Les banques refusent d’être indexées
Les banquiers ne veulent plus entendre parler de refus de financer les très petites, petites et moyennes entreprises (TPME), car c’est leur principal fonds de commerce. Le problème, disent-ils, est ailleurs, dans l’asymétrie de l’information ou l’hésitation des dirigeants des TPME.
La difficulté d’accès au financement demeure un problème pour les très petites, petites et moyennes entreprises (TPME). Voilà au moins une conclusion sur laquelle les professionnels du financement et le patronat tombent d’accord. Même Bank Al Maghrib est obligée de se plier devant l’évidence qui ressort de certains rapports internationaux. D’après l’indice mondial de compétitivité du World Economic Forum (WEF) et concernant le volet développement du marché financier, le Maroc est au 69ème rang en 2013 contre 63ème en 2012. Dans le même ordre d’idées, dans le Rapport Doing Business 2014, certes le classement global du Maroc s’est amélioré de 8 places au 87ème rang en 2014. Néanmoins, sur le critère «obtention de prêt», le Maroc a reculé bien que les indicateurs s’y rapportant se soient améliorés ou maintenus. En effet, l’indice de renseignement sur la solvabilité et l’indice sur les droits légaux y sont pour quelque chose.
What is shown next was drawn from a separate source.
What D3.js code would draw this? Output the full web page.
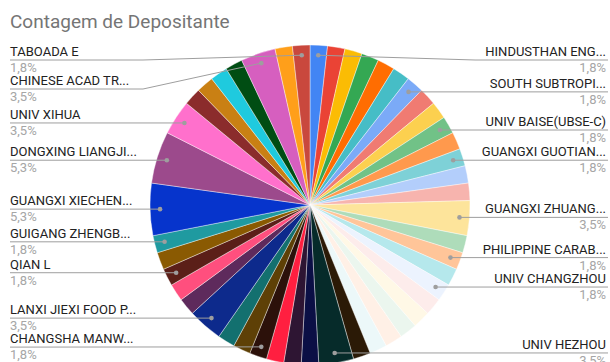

Evidemment, au-delà de ce tableau qui peut paraître sombre, tous les participants au séminaire sur ce même thème organisé par la Commission financement de la CGEM, jeudi 21 novembre dernier, reconnaissent qu’il y a une nette amélioration.
«Le gap au niveau des positions exprimées par les entreprises et les banques se réduit au fil des ans», souligne d’emblée Abderrahim Bouazza, directeur de la Supervision bancaire au sein de la Banque Centrale. Il ajoute qu’il y a «une mobilisation pour créer un environnement favorable tant au plan de l’offre qu’au niveau de la demande de crédit des TPME». Et visiblement, il n’hésite pas à brandir certains indicateurs, comparant le Maroc aux pays de la région Moyen-Orient et Afrique du Nord (MENA). «La part des crédits accordés aux TPME sur les crédits globaux est de 0,3% pour le Maroc contre 0,08% dans la région MENA», souligne-t-il. L’accélération récente du développement du réseau bancaire y est peut-être pour quelque chose. Entre 2003 et 2012, le nombre de guichets bancaires est passé de 0,6 pour 10.000 habitants à 1,7.
Néanmoins, les motifs d’amélioration sont nombreux, puisque tout n’est pas rose et là également, Abderrahim Bouazza fait parler les chiffres. «La proportion d’entreprises de taille petite ou moyenne bancarisées accédant au crédit ne dépasse pas le tiers du total de la clientèle entreprise», explique-t-il. Cela peut être lié au fait que beaucoup d’entreprises ne demandent pas de crédit. Il s’agirait donc d’une simple appréhension. Les patrons de TMPE estiment souvent que le crédit leur est, de toute manière, inaccessible. Ils finissement par ne pas chercher à se financer à travers les établissements de crédit. Par conséquent, ils n’accèdent pas au crédit.
De plus, parmi les TPME ayant décidé de franchir le pas, «beaucoup sont recalées à cause d’un dossier mal constitué», explique El Hadi Chaibainou, directeur général du Groupement professionnel des banques du Maroc (GPBM). Evidemment, en tant que directeur de l’organisation patronale bancaire, on ne peut pas lui reprocher de prêcher pour sa paroisse. Et il ajoute, sous le contrôle du directeur de l’American chamber of commerce (Amcham), «de toute manière c’est partout pareil, des Etats-Unis au Liban, en passant par la France, le Maroc ou la Tunisie».
Au-delà de ces considérations, il y a toujours le reproche classique que formulent les banquiers. Il s’agit notamment du déficit de transparence des TPME que l’on évoque désormais par le terme pudique «d’asymétrie de l’information» entre le chef d’entreprise et la banque. L’Etat de santé économique et financière des entreprises est généralement très mal connue des établissements de crédit. Beaucoup de questions que se posent le banquier face à son client ne trouvent pas de réponses.
L’arrivée du Crédit Bureau chargé de gérer le fichier des engagements bancaires et incidents de paiements soulage le secteur bancaire concernant les mauvais payeurs de crédits bancaires.
En somme, dans l’ensemble, le Maroc n’est pas si mal loti que cela. Les efforts consentis de part et d’autre permettent de faire évoluer les frontières de l’accès au crédit. Evidemment, les TPME ayant un déficit de transparence continueront à être mises à l’écart.
C’est une situation que les banquiers sont les premiers à déplorer, puisqu’en définitive «la clientèle entreprise constitue leur fonds de commerce», comme le souligne Karim Tajmouati, directeur général adjoint du Crédit agricole du Maroc.